Entender essa mecânica de FDs e seu impacto na performance não é apenas um detalhe técnico. É um conhecimento fundamental que:

  • Acelera Seus Scripts e Automações: Em qualquer cenário onde scripts são executados milhares ou milhões de vezes (seja em testes, processamento de dados, automações de infraestrutura), otimizações como 2>&- podem economizar tempo computacional significativo, tornando suas rotinas muito mais eficientes.
  • Aumenta a Eficiência de Aplicações: Desenvolvedores podem usar esse conhecimento para escrever aplicações mais eficientes, evitando gargalos de I/O desnecessários e reduzindo o consumo de recursos do sistema, resultando em softwares mais rápidos e responsivos.

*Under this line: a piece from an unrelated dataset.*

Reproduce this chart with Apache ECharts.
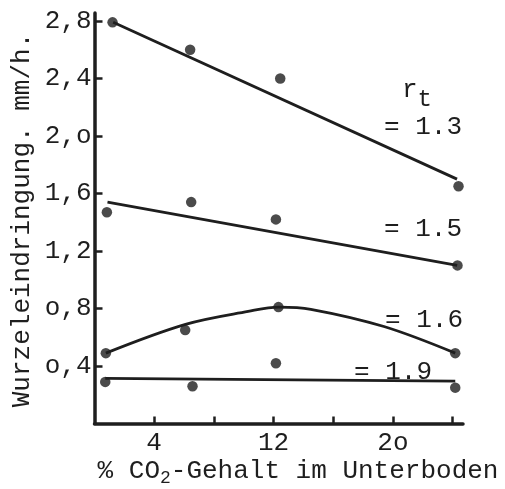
<!DOCTYPE html>
<html>
<head>
<meta charset="utf-8">
<script src="https://cdn.jsdelivr.net/npm/echarts@6/dist/echarts.min.js"></script>
<style>
html,body{margin:0;padding:0;background:#fff;}
#c{width:505px;height:489px;}
</style>
</head>
<body>
<div id="c"></div>
<script>
// ---- data ----
const yTickVals = [0.4, 0.8, 1.2, 1.6, 2.0, 2.4, 2.8];
const yTickText = ['o,4', 'o,8', '1,2', '1,6', '2,o', '2,4', '2,8'];
const xTickVals = [4, 8, 12, 16, 20, 24];
const xLabelVals = [4, 12, 20];
const xLabelText = ['4', '12', '2o'];

const pts13X = [1.21, 6.41, 12.45, 24.40];
const pts13Y = [2.79, 2.60, 2.40, 1.65];
const fit13X = [1.25, 24.30];
const fit13Y = [2.79, 1.70];

const pts15X = [0.83, 6.48, 12.16, 24.33];
const pts15Y = [1.47, 1.54, 1.42, 1.10];
const fit15X = [0.87, 24.31];
const fit15Y = [1.54, 1.10];

const pts16X = [0.76, 6.08, 12.33, 24.18];
const pts16Y = [0.49, 0.65, 0.81, 0.49];
const fit16X = [0.76, 6.10, 10.30, 12.35, 14.50, 19.40, 24.18];
const fit16Y = [0.49, 0.69, 0.78, 0.81, 0.795, 0.675, 0.49];

const pts19X = [0.72, 6.57, 12.16, 24.18];
const pts19Y = [0.29, 0.26, 0.42, 0.25];
const fit19X = [0.72, 24.18];
const fit19Y = [0.315, 0.296];

const rtLabels = ['= 1.3', '= 1.5', '= 1.6', '= 1.9'];
const yTitle = 'Wurzeleindringung. mm/h.';

// ---- build ----
const INK = '#1e1e1e';
const FONT = '"Liberation Mono", "DejaVu Sans Mono", monospace';
const zip = (xs, ys) => xs.map((x, i) => [x, ys[i]]);

function ptsSeries(xs, ys) {
  return {
    type: 'scatter', data: zip(xs, ys), symbol: 'circle', symbolSize: 10.5,
    itemStyle: { color: INK }, silent: true, z: 3
  };
}
function fitSeries(xs, ys, smooth) {
  return {
    type: 'line', data: zip(xs, ys), showSymbol: false, smooth: smooth || false,
    lineStyle: { color: INK, width: 2.8 }, silent: true, z: 2
  };
}

const chart = echarts.init(document.getElementById('c'), null, { renderer: 'canvas' });
chart.setOption({
  backgroundColor: '#ffffff',
  animation: false,
  grid: { left: 94.5, top: 13, width: 368.5, height: 410.6 },
  xAxis: {
    type: 'value', min: 0, max: 24.7,
    axisLine: { show: true, onZero: false, lineStyle: { color: INK, width: 3.5 } },
    axisTick: { show: true, inside: true, length: 7, customValues: xTickVals,
      lineStyle: { color: INK, width: 2.5 } },
    axisLabel: { customValues: xLabelVals, margin: 7, color: INK, fontFamily: FONT, fontSize: 26,
      formatter: v => xLabelText[xLabelVals.indexOf(v)] || '' },
    splitLine: { show: false }
  },
  yAxis: {
    type: 'value', min: 0, max: 2.855,
    axisLine: { show: true, onZero: false, lineStyle: { color: INK, width: 3.5 } },
    axisTick: { show: true, inside: true, length: 8, customValues: yTickVals,
      lineStyle: { color: INK, width: 2.5 } },
    axisLabel: { customValues: yTickVals, margin: 3, color: INK, fontFamily: FONT, fontSize: 26,
      formatter: v => { const i = yTickVals.findIndex(t => Math.abs(t - v) < 1e-6); return i >= 0 ? yTickText[i] : ''; } },
    splitLine: { show: false }
  },
  series: [
    fitSeries(fit13X, fit13Y), ptsSeries(pts13X, pts13Y),
    fitSeries(fit15X, fit15Y), ptsSeries(pts15X, pts15Y),
    fitSeries(fit16X, fit16Y, 0.35), ptsSeries(pts16X, pts16Y),
    fitSeries(fit19X, fit19Y), ptsSeries(pts19X, pts19Y)
  ],
  graphic: [
    { type: 'text', x: 22, y: 220, rotation: Math.PI / 2,
      style: { text: yTitle, font: '26px ' + FONT, fill: INK, align: 'center', verticalAlign: 'middle' } },
    { type: 'text', x: 298, y: 471,
      style: { text: '% CO{s|2}-Gehalt im Unterboden', font: '26px ' + FONT, fill: INK,
        align: 'center', verticalAlign: 'middle',
        rich: { s: { fontFamily: FONT, fontSize: 18, fill: INK, padding: [14, 0, 0, 0] } } } },
    { type: 'text', x: 402, y: 90,
      style: { text: 'r{t|t}', font: '26px ' + FONT, fill: INK, verticalAlign: 'middle',
        rich: { t: { fontFamily: FONT, fontSize: 24, fill: INK, padding: [20, 0, 0, 0] } } } },
    { type: 'text', x: 384, y: 127, style: { text: rtLabels[0], font: '26px ' + FONT, fill: INK, verticalAlign: 'middle' } },
    { type: 'text', x: 384, y: 229, style: { text: rtLabels[1], font: '26px ' + FONT, fill: INK, verticalAlign: 'middle' } },
    { type: 'text', x: 385, y: 320, style: { text: rtLabels[2], font: '26px ' + FONT, fill: INK, verticalAlign: 'middle' } },
    { type: 'text', x: 354, y: 372, style: { text: rtLabels[3], font: '26px ' + FONT, fill: INK, verticalAlign: 'middle' } }
  ]
});
</script>
</body>
</html>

  • Aprofunda Seu Diagnóstico de Problemas: Ao depurar problemas de performance ou comportamento inesperado, o conhecimento sobre FDs e como os processos os utilizam (ferramentas como lsof são indispensáveis aqui) permite identificar gargalos de I/O ou uso incorreto de recursos com precisão.
  • Melhora a Compreensão do Sistema Operacional: É um passo crucial para entender como o Linux realmente funciona “por baixo do capô”, o que eleva a capacidade de operar e otimizar sistemas de forma muito mais profunda do que apenas memorizar comandos.

Este tipo de investigação prática, que vai além do uso superficial das ferramentas, é o que realmente aumenta seu conhecimento em Linux e permite que você crie soluções mais robustas e eficientes.